Corby’s comments came after Nestlé last week confirmed it would continue raising prices and making packs smaller to limit the impact of higher bean prices on its bottom line. The price of Nescafé Original Instant Coffee in UK supermarkets is up 15% year on year, according to The Grocer’s Key Value Items tracker.
“Like every manufacturer, we have seen significant increases in the cost of coffee, making it much more expensive to manufacture our products,” said a spokeswoman for Nestlé. “As always, we continue to be more efficient and absorb increasing costs where possible whilst maintaining the same high-quality and delicious taste that consumers know and love.”
What is causing coffee price hikes?
Coffee commodity prices have surged this year on the back of weather concerns in major growing countries Brazil and Vietnam. Arabica futures have climbed around 50%, while robusta futures are up 65%.

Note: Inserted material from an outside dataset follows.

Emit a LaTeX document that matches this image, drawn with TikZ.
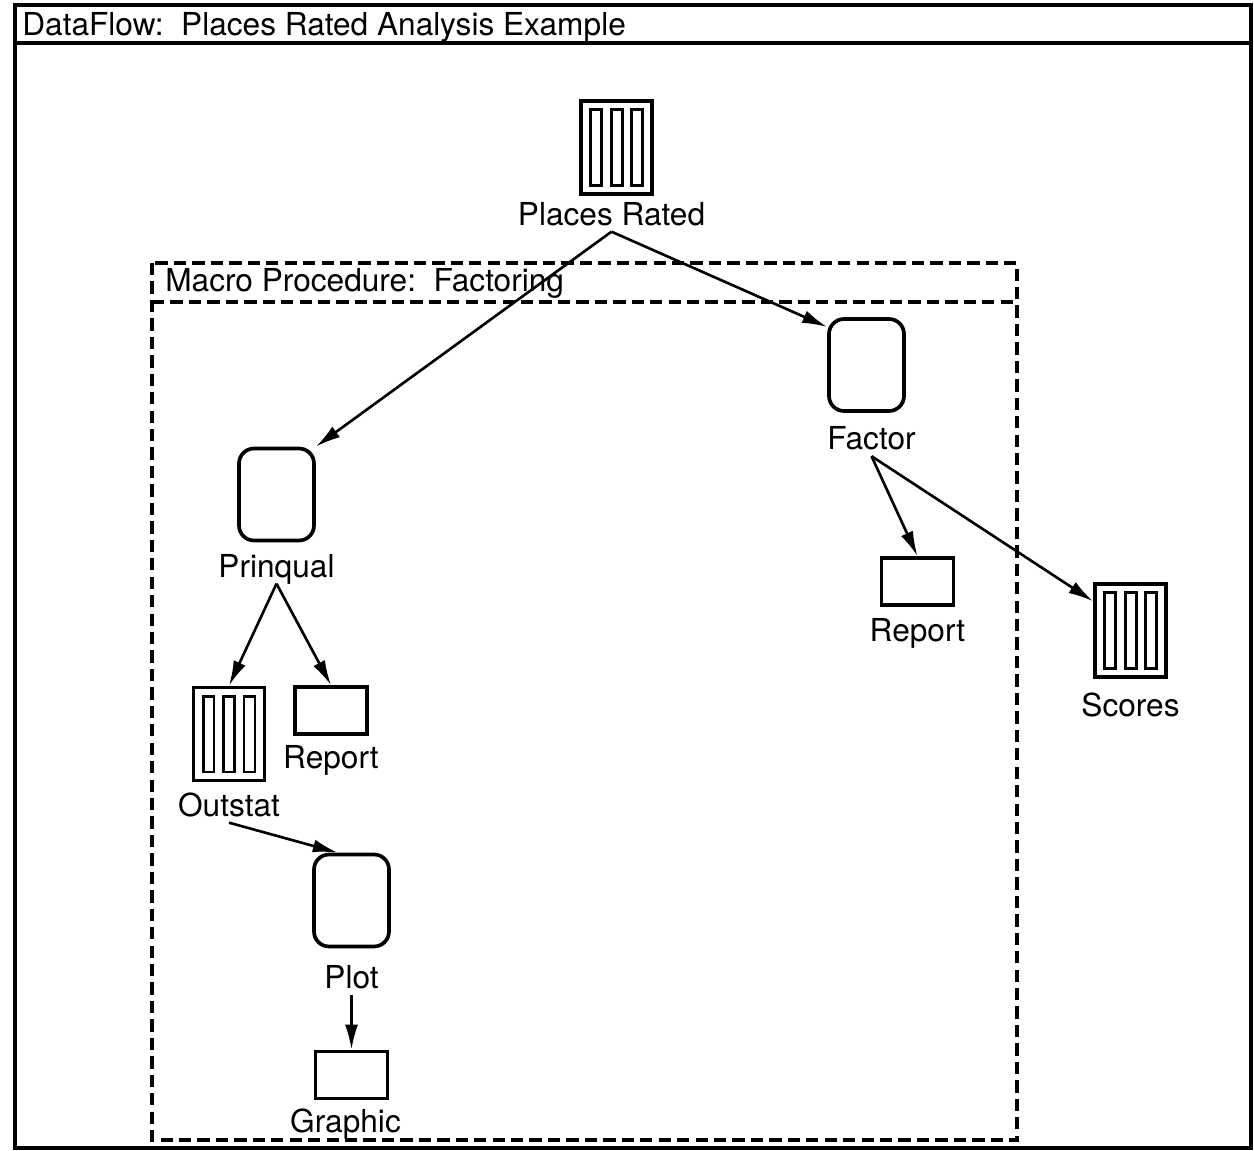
\documentclass[tikz,border=0pt]{standalone}
\usepackage{fontspec}
\setmainfont{TeX Gyre Heros}
\usetikzlibrary{positioning, arrows.meta}

\begin{document}
\begin{tikzpicture}[
	x=0.02cm, y=-0.02cm,
	font=\fontsize{18}{21}\selectfont,
	store/.style={rectangle, draw, line width=2.1pt, inner sep=0pt, minimum width=14.2mm, minimum height=18.6mm,
	path picture={\foreach \dx in {-4.1,0,4.1}
		\draw[line width=1.7pt] ([xshift=\dx mm]path picture bounding box.center) +(-1.1mm,-7.6mm) rectangle +(1.1mm,7.6mm);}},
	proc/.style={rectangle, draw, line width=2.1pt, rounded corners=3mm, minimum width=15mm, minimum height=18.4mm},
	rep/.style={rectangle, draw, line width=2.1pt, minimum width=14.4mm, minimum height=9.4mm},
	mylabel/.style={inner sep=3.5pt, text height=13pt, text depth=0pt},
	frame/.style={line width=2pt},
	macro/.style={line width=2pt, dash pattern=on 7pt off 3.5pt},
	>={Latex[length=5mm, width=2.6mm]}
]

\useasboundingbox (0,0) rectangle (1254,1151);

% outer window and title bar
\draw[frame] (15,5) rectangle (1251,1148);
\draw[frame] (15,43) -- (1251,43);
\node[inner sep=0pt, anchor=base west] (title) at (22,36) {DataFlow:\ \ Places Rated Analysis Example};

% macro procedure box
\draw[macro] (152,263) rectangle (1017,1140);
\draw[macro] (152,302) -- (1017,302);
\node[inner sep=0pt, anchor=base west] (macrolbl) at (165,292) {Macro Procedure:\ \ Factoring};

% data sets, procedures and reports
\node[store] (places) at (616.5,147.5) {};
\node[proc] (factor) at (866.5,365) {};
\node[proc] (prinqual) at (276.5,494.5) {};
\node[store] (outstat) at (229,734) {};
\node[rep] (prinrep) at (331,710.5) {};
\node[proc] (plot) at (351.5,900.5) {};
\node[rep] (graphic) at (351.5,1075) {};
\node[rep] (factrep) at (917.5,581.5) {};
\node[store] (scores) at (1130.5,630.5) {};

\node[mylabel, below=0mm of places, xshift=-1mm] (placeslbl) {Places Rated};
\node[mylabel, below=1.5mm of factor, xshift=1mm] (factorlbl) {Factor};
\node[mylabel, below=1.1mm of prinqual] (prinquallbl) {Prinqual};
\node[mylabel, below=0.9mm of outstat] (outstatlbl) {Outstat};
\node[mylabel, below=0.7mm of prinrep] (prinreplbl) {Report};
\node[mylabel, below=2.2mm of plot] (plotlbl) {Plot};
\node[mylabel, below=0.5mm of graphic, xshift=-1.2mm] (graphiclbl) {Graphic};
\node[mylabel, below=1.1mm of factrep] (factreplbl) {Report};
\node[mylabel, below=1.6mm of scores] (scoreslbl) {Scores};

\foreach \i/\j in {placeslbl.south/prinqual.north east, placeslbl.south/factor.136, factorlbl.south/factrep.north, factorlbl.south/scores.142, prinquallbl.south/outstat.north, prinquallbl.south/prinrep.north, outstatlbl.south/plot.106, plotlbl.south/graphic.north}
	\draw[->, line width=1.5pt] (\i) -- (\j);

\end{tikzpicture}
\end{document}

Higher prices for shoppers were linked to challenging growing conditions, but also to suppliers switching from robusta to arabica, and speculators distorting the market, Corby said.
“It’s widely reported that this market high is mainly due to harvests in Brazil being short, but that’s not even half the story,” he said. “We’ve seen near-perfect growing conditions in Brazil this year, and many technical reports suggest a surplus in the 2024/25 crop.
“There’s been a reduction in robusta production in Vietnam, driving its commodity price up significantly to near that of arabica,” Corby continued. “Because of this, many coffee companies are choosing the better-quality arabica beans, driving up demand and price.”
Elevated prices were helping to lift coffee farmers out of poverty, but represented a risk if “the commodity market suddenly drops again”, Corby said.
“There are many different motivations in the commodity market, and unfortunately, there are far more people whose agenda is to make money, not coffee – driving this huge high,” he said. “These people have been keeping the market high for about six months now by buying up an enormous volume of forward contracts to keep prices high.”
Pact, which operates predominantly as a DTC supplier of specialist coffee, but also sells into Waitrose and on Ocado, trades directly with farmers rather than buying on open commodity markets. Last year, it paid an average 46% above the Fairtrade base price.
Dealing directly with farmers was the only way to “to protect farmers from the fluctuating commodity market,” insisted Pact CEO Paul Turton.
“For us, it’s vital to trade directly with the farmer, and bypass the commodity market, its traders and all the middlemen that come with it,” he said. “Through direct trade, we can guarantee that the farmer is the one to receive the premium price.
“Ultimately, for us, the higher price is a giant leap up in quality through truly ethical sourcing, and it’s worth every penny.”